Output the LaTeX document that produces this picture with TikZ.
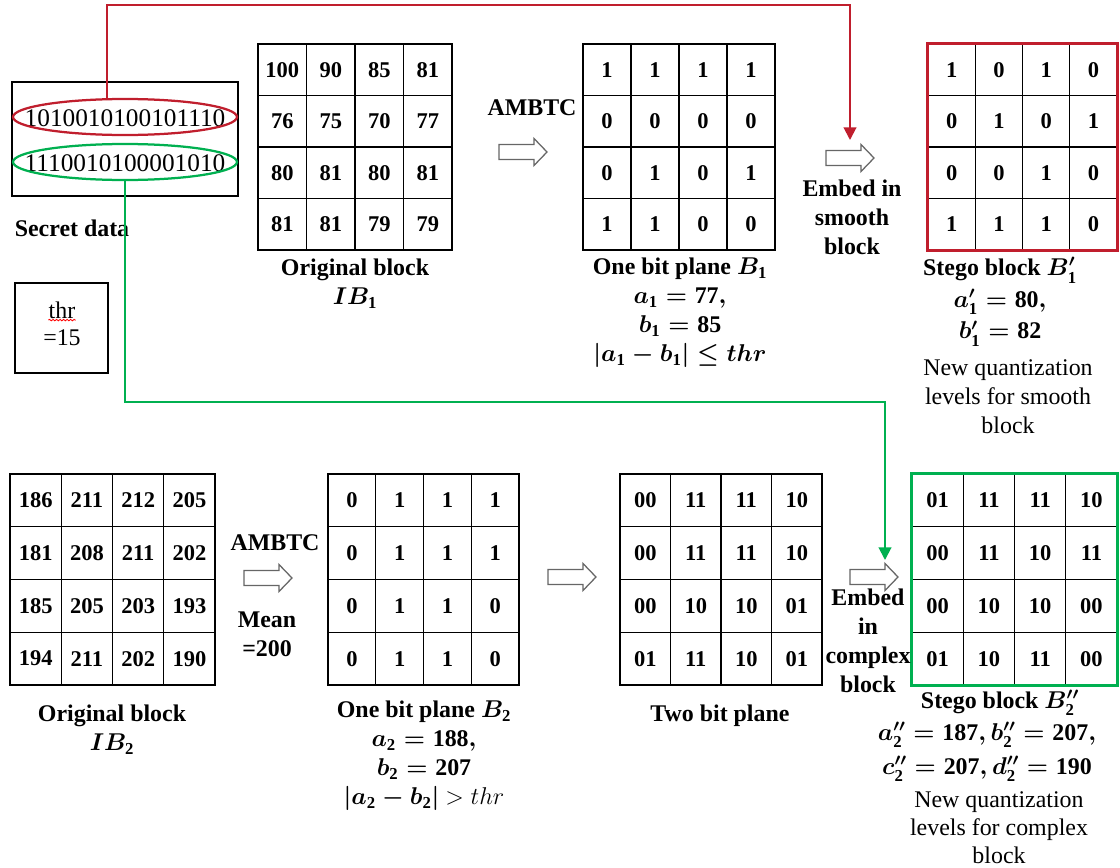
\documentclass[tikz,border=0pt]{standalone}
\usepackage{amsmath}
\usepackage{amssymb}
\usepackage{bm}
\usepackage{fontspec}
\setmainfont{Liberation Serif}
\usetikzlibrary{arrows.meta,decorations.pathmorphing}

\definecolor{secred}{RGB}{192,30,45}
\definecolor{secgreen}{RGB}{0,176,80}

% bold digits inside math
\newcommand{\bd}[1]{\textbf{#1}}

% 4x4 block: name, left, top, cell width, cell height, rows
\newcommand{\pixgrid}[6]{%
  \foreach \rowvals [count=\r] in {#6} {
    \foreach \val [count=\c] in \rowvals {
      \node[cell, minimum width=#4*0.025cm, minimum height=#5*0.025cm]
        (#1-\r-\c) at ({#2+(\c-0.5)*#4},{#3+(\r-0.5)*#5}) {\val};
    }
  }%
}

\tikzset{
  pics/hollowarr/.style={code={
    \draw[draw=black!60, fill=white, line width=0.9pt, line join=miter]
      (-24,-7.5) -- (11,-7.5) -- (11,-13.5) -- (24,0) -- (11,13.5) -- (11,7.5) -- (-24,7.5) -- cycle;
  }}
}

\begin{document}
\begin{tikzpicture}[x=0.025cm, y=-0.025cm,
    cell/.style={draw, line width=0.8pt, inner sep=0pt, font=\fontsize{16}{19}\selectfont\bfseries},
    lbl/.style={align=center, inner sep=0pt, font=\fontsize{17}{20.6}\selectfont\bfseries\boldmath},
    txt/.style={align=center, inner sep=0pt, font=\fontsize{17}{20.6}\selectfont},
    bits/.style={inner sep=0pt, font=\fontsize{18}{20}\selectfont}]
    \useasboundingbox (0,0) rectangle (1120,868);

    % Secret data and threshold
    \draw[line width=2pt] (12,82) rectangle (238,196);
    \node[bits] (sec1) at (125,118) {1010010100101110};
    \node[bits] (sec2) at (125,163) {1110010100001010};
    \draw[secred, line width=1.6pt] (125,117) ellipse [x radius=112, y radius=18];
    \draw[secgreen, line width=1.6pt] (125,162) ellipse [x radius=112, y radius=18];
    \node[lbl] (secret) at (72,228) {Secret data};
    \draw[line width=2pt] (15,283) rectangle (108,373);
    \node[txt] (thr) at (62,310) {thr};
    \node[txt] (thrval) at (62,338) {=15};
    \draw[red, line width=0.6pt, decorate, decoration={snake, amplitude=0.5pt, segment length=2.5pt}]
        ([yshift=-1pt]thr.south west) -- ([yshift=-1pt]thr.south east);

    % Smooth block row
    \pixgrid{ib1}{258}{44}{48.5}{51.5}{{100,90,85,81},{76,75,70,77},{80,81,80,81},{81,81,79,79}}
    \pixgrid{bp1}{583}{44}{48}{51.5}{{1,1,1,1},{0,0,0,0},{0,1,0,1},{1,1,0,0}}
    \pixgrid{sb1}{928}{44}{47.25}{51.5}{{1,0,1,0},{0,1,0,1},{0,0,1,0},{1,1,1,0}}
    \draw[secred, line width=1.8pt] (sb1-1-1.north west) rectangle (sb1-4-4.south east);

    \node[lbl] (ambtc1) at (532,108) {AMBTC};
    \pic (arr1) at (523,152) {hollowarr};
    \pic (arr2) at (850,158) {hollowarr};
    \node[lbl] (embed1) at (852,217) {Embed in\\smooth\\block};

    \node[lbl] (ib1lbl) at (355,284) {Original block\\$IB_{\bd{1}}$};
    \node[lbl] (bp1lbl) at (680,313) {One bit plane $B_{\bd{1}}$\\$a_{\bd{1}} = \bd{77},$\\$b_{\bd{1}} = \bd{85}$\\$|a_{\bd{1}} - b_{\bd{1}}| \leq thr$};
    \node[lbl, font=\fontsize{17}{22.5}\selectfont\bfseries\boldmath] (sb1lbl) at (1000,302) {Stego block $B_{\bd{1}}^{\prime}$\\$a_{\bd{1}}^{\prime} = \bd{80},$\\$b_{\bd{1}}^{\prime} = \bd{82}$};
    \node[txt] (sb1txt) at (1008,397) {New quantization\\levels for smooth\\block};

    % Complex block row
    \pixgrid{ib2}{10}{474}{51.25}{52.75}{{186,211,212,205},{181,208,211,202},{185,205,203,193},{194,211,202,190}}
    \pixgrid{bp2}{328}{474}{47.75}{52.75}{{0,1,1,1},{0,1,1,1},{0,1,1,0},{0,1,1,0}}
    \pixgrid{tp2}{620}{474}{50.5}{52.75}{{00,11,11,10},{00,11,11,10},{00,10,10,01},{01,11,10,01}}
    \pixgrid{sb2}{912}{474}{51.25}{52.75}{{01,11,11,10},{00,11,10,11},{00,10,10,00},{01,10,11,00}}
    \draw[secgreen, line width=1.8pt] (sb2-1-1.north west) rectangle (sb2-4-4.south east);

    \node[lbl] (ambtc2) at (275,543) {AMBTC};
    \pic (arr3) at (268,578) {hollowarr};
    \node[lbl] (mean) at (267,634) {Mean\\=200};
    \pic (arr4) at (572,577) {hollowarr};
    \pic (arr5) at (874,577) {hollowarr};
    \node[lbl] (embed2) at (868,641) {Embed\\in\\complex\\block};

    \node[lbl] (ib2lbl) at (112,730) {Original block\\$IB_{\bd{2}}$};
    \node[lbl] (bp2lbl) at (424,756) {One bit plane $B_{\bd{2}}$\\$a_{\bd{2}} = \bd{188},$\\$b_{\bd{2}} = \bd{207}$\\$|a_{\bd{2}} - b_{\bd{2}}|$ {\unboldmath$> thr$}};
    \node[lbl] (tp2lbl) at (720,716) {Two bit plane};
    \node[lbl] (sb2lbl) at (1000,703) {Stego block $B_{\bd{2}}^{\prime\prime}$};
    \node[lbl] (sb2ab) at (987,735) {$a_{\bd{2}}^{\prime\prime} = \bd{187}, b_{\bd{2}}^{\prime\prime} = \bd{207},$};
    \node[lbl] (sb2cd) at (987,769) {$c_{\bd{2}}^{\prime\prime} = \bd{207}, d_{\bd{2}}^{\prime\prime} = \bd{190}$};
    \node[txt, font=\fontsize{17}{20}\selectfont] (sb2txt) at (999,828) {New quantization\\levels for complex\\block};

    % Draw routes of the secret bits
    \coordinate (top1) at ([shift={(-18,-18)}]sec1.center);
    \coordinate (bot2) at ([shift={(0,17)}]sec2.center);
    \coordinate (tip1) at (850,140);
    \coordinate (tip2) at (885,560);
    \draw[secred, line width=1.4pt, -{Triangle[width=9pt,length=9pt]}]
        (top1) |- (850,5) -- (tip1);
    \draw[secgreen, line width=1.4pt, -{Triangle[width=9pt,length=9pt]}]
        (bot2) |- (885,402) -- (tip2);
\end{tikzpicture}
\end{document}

++++++

* **Exercise description**: Copy the listing over exactly, skipping the pictures it holds.

* **Exercise solution**:
Output the LaTeX document that produces this picture with TikZ.
\documentclass[tikz,border=0pt]{standalone}
\usepackage{amsmath}
\usepackage{amssymb}
\usepackage{bm}
\usepackage{fontspec}
\setmainfont{Liberation Serif}
\usetikzlibrary{arrows.meta,decorations.pathmorphing}

\definecolor{secred}{RGB}{192,30,45}
\definecolor{secgreen}{RGB}{0,176,80}

% bold digits inside math
\newcommand{\bd}[1]{\textbf{#1}}

% 4x4 block: name, left, top, cell width, cell height, rows
\newcommand{\pixgrid}[6]{%
  \foreach \rowvals [count=\r] in {#6} {
    \foreach \val [count=\c] in \rowvals {
      \node[cell, minimum width=#4*0.025cm, minimum height=#5*0.025cm]
        (#1-\r-\c) at ({#2+(\c-0.5)*#4},{#3+(\r-0.5)*#5}) {\val};
    }
  }%
}

\tikzset{
  pics/hollowarr/.style={code={
    \draw[draw=black!60, fill=white, line width=0.9pt, line join=miter]
      (-24,-7.5) -- (11,-7.5) -- (11,-13.5) -- (24,0) -- (11,13.5) -- (11,7.5) -- (-24,7.5) -- cycle;
  }}
}

\begin{document}
\begin{tikzpicture}[x=0.025cm, y=-0.025cm,
    cell/.style={draw, line width=0.8pt, inner sep=0pt, font=\fontsize{16}{19}\selectfont\bfseries},
    lbl/.style={align=center, inner sep=0pt, font=\fontsize{17}{20.6}\selectfont\bfseries\boldmath},
    txt/.style={align=center, inner sep=0pt, font=\fontsize{17}{20.6}\selectfont},
    bits/.style={inner sep=0pt, font=\fontsize{18}{20}\selectfont}]
    \useasboundingbox (0,0) rectangle (1120,868);

    % Secret data and threshold
    \draw[line width=2pt] (12,82) rectangle (238,196);
    \node[bits] (sec1) at (125,118) {1010010100101110};
    \node[bits] (sec2) at (125,163) {1110010100001010};
    \draw[secred, line width=1.6pt] (125,117) ellipse [x radius=112, y radius=18];
    \draw[secgreen, line width=1.6pt] (125,162) ellipse [x radius=112, y radius=18];
    \node[lbl] (secret) at (72,228) {Secret data};
    \draw[line width=2pt] (15,283) rectangle (108,373);
    \node[txt] (thr) at (62,310) {thr};
    \node[txt] (thrval) at (62,338) {=15};
    \draw[red, line width=0.6pt, decorate, decoration={snake, amplitude=0.5pt, segment length=2.5pt}]
        ([yshift=-1pt]thr.south west) -- ([yshift=-1pt]thr.south east);

    % Smooth block row
    \pixgrid{ib1}{258}{44}{48.5}{51.5}{{100,90,85,81},{76,75,70,77},{80,81,80,81},{81,81,79,79}}
    \pixgrid{bp1}{583}{44}{48}{51.5}{{1,1,1,1},{0,0,0,0},{0,1,0,1},{1,1,0,0}}
    \pixgrid{sb1}{928}{44}{47.25}{51.5}{{1,0,1,0},{0,1,0,1},{0,0,1,0},{1,1,1,0}}
    \draw[secred, line width=1.8pt] (sb1-1-1.north west) rectangle (sb1-4-4.south east);

    \node[lbl] (ambtc1) at (532,108) {AMBTC};
    \pic (arr1) at (523,152) {hollowarr};
    \pic (arr2) at (850,158) {hollowarr};
    \node[lbl] (embed1) at (852,217) {Embed in\\smooth\\block};

    \node[lbl] (ib1lbl) at (355,284) {Original block\\$IB_{\bd{1}}$};
    \node[lbl] (bp1lbl) at (680,313) {One bit plane $B_{\bd{1}}$\\$a_{\bd{1}} = \bd{77},$\\$b_{\bd{1}} = \bd{85}$\\$|a_{\bd{1}} - b_{\bd{1}}| \leq thr$};
    \node[lbl, font=\fontsize{17}{22.5}\selectfont\bfseries\boldmath] (sb1lbl) at (1000,302) {Stego block $B_{\bd{1}}^{\prime}$\\$a_{\bd{1}}^{\prime} = \bd{80},$\\$b_{\bd{1}}^{\prime} = \bd{82}$};
    \node[txt] (sb1txt) at (1008,397) {New quantization\\levels for smooth\\block};

    % Complex block row
    \pixgrid{ib2}{10}{474}{51.25}{52.75}{{186,211,212,205},{181,208,211,202},{185,205,203,193},{194,211,202,190}}
    \pixgrid{bp2}{328}{474}{47.75}{52.75}{{0,1,1,1},{0,1,1,1},{0,1,1,0},{0,1,1,0}}
    \pixgrid{tp2}{620}{474}{50.5}{52.75}{{00,11,11,10},{00,11,11,10},{00,10,10,01},{01,11,10,01}}
    \pixgrid{sb2}{912}{474}{51.25}{52.75}{{01,11,11,10},{00,11,10,11},{00,10,10,00},{01,10,11,00}}
    \draw[secgreen, line width=1.8pt] (sb2-1-1.north west) rectangle (sb2-4-4.south east);

    \node[lbl] (ambtc2) at (275,543) {AMBTC};
    \pic (arr3) at (268,578) {hollowarr};
    \node[lbl] (mean) at (267,634) {Mean\\=200};
    \pic (arr4) at (572,577) {hollowarr};
    \pic (arr5) at (874,577) {hollowarr};
    \node[lbl] (embed2) at (868,641) {Embed\\in\\complex\\block};

    \node[lbl] (ib2lbl) at (112,730) {Original block\\$IB_{\bd{2}}$};
    \node[lbl] (bp2lbl) at (424,756) {One bit plane $B_{\bd{2}}$\\$a_{\bd{2}} = \bd{188},$\\$b_{\bd{2}} = \bd{207}$\\$|a_{\bd{2}} - b_{\bd{2}}|$ {\unboldmath$> thr$}};
    \node[lbl] (tp2lbl) at (720,716) {Two bit plane};
    \node[lbl] (sb2lbl) at (1000,703) {Stego block $B_{\bd{2}}^{\prime\prime}$};
    \node[lbl] (sb2ab) at (987,735) {$a_{\bd{2}}^{\prime\prime} = \bd{187}, b_{\bd{2}}^{\prime\prime} = \bd{207},$};
    \node[lbl] (sb2cd) at (987,769) {$c_{\bd{2}}^{\prime\prime} = \bd{207}, d_{\bd{2}}^{\prime\prime} = \bd{190}$};
    \node[txt, font=\fontsize{17}{20}\selectfont] (sb2txt) at (999,828) {New quantization\\levels for complex\\block};

    % Draw routes of the secret bits
    \coordinate (top1) at ([shift={(-18,-18)}]sec1.center);
    \coordinate (bot2) at ([shift={(0,17)}]sec2.center);
    \coordinate (tip1) at (850,140);
    \coordinate (tip2) at (885,560);
    \draw[secred, line width=1.4pt, -{Triangle[width=9pt,length=9pt]}]
        (top1) |- (850,5) -- (tip1);
    \draw[secgreen, line width=1.4pt, -{Triangle[width=9pt,length=9pt]}]
        (bot2) |- (885,402) -- (tip2);
\end{tikzpicture}
\end{document}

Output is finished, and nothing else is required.